Chances are, if you have been around the Telecomm world for any length of time, you are familiar or have at least heard of Avaya.
They have been an industry leader for close to 16 years. It has come to our attention lately that there have been some signs indicating that Avaya’s future may not be as bright as it once was.
Credit Rating Downgraded
One of the first indications there may be some issues is that Moody’s Investors Service downgraded Avaya, Inc. In layman’s terms, this means that their credit has been less than stellar in recent years and so their ‘score’ so to speak has been updated to reflect this.
This is certainly not something that would be expected from a thriving business.
There is also talk of an upcoming asset sale so that Avaya can liquidate assets in order to come up with the funds to pay some looming maturity dates on loans.

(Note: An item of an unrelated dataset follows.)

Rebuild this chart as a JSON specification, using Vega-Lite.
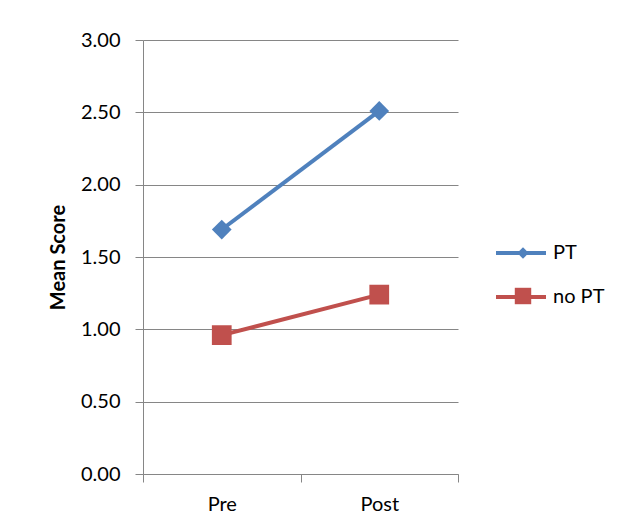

In years past when Avaya has had to address poor performance, they have had to resort to laying off staff members. This latest news from Avaya shows us that it is likely another wave of layoffs are likely, up to 30% of its current employees could likely be facing a layoff situation.
Bankruptcy is being considered.
Even more concerning is the news that bankruptcy is a very real possibility. In an article in the Wall Street Journal, experts have weighed in on the possibility that a filing for Chapter 11 protection is likely to happen after the sale of the call center software business.
What does this mean for you?
In short, while no one can predict the future until it unfolds, there are some definite warning signs that should make consumers take note.
We would encourage you to explore all of your options especially when it comes to a telecomm service, there is nothing worse than being left in the dark or without the ability to communicate efficiently.